Whalen has sent three players to the majors since 1990, most notably Chicago Cubs pitcher Kyle Hendricks, the World Series Game 7 starter last fall and major league ERA leader in 2016. Miami coach Jim Morris has developed 27 big-leaguers since 1994.

The Hurricanes won 50 games in 2016 but are 4-6 and out of the rankings this week. They batted .194 with one extra-base hit against Dartmouth, and they're batting .184 and averaging 2.7 runs through 10 games.
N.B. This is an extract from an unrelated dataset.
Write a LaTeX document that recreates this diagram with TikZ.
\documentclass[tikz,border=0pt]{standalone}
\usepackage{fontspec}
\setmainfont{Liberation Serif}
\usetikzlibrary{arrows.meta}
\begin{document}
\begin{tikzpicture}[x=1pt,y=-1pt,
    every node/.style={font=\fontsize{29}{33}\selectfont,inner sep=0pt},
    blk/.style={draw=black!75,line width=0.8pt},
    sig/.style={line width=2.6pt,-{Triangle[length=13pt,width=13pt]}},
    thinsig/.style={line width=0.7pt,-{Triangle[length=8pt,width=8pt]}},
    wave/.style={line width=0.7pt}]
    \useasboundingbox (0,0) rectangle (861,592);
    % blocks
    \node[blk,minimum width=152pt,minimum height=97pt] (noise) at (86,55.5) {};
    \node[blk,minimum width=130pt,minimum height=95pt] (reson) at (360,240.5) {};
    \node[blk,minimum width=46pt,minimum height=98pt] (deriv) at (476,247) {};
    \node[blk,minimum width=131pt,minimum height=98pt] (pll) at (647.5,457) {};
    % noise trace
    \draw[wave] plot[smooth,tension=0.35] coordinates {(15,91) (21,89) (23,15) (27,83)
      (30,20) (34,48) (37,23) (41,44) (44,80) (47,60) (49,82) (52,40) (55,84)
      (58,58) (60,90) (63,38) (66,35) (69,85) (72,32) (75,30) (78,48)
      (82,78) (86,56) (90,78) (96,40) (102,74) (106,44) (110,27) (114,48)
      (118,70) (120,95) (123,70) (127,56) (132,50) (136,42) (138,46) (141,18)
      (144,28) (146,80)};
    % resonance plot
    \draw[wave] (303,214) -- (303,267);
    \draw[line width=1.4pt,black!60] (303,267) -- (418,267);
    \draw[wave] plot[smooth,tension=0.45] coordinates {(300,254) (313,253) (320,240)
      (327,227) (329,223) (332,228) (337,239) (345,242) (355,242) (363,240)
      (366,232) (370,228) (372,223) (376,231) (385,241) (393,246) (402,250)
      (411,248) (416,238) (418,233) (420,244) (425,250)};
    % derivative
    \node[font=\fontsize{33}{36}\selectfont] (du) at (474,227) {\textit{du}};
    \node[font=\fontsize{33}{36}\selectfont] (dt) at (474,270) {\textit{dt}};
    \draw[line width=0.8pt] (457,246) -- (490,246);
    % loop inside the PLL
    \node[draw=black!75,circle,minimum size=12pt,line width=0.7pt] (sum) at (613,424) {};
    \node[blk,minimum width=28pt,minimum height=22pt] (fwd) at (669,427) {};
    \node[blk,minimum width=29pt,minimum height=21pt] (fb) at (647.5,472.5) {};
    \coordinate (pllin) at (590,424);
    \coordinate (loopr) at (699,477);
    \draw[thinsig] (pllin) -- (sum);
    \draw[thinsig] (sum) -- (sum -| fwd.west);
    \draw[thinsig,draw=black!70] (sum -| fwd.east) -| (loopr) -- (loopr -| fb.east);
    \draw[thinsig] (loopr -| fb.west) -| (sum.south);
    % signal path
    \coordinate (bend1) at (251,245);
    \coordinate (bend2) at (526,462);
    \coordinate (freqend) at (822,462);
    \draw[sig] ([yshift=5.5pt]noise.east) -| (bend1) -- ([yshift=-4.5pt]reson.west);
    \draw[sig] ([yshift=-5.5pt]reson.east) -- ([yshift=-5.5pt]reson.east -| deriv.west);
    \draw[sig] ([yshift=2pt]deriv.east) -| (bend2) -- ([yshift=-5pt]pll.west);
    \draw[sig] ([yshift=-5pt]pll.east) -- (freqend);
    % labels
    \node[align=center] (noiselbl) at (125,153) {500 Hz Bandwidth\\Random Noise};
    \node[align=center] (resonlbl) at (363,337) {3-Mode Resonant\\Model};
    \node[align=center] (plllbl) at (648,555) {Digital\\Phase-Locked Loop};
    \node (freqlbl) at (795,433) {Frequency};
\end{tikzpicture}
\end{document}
A look around the country:

TOP-RANKED TCU

The No. 1 Horned Frogs (10-1) beat ranked opponents in Mississippi, Texas A&M and LSU in Houston over the weekend and are off to their best start since 1985. The best of those was the 11-10, 15-inning win over A&M on Saturday. TCU rallied from five runs down in the ninth to force extra innings and won on Ryan Merrill's RBI double. TCU and A&M combined for 46 strikeouts — 26 by the Frogs and 20 by the Aggies.

CARDS ON ROLL

Louisville, ranked as high as No. 5 this week, is 11-0 for the first time since it opened with 13 straight wins in 2010. The Cardinals have outscored the competition 113-27, but only two of the seven opponents have winning records. The sweep of Eastern Michigan over the weekend gave the Cards their 28th consecutive regular-season weekend home series win.

BIG TEN'S BEST?

Michigan (9-3), as high as No. 19, is in the rankings for the first time this season after winning seven of eight on its spring-break trip to California. The Wolverines lost 1-0 to UCLA in the Dodgertown Classic on Friday, then beat Southern California and San Diego. Their pitching staff has surrendered just one earned run the last three games.

NO-HITTERS

Parker Rigler threw Kansas State's first no-hitter since 1991 in a 14-0 win over Eastern Illinois on Sunday. Four Washington State pitchers combined for the school's first no-hitter since 1985 in a 7-3 win over Stephen F. Austin on Sunday. Radford's Danny Hrbek tossed the first nine-inning no-hitter in school history, beating Quinnipiac 4-0 on Saturday.

DUCK DOMINANCE

Oregon took two of three at home against Mississippi State, with junior lefty David Peterson starting things off by striking out a career-high 17 in a 1-0 win on Friday. The 17 Ks were the most by an Oregon pitcher since the program re-started in 2009.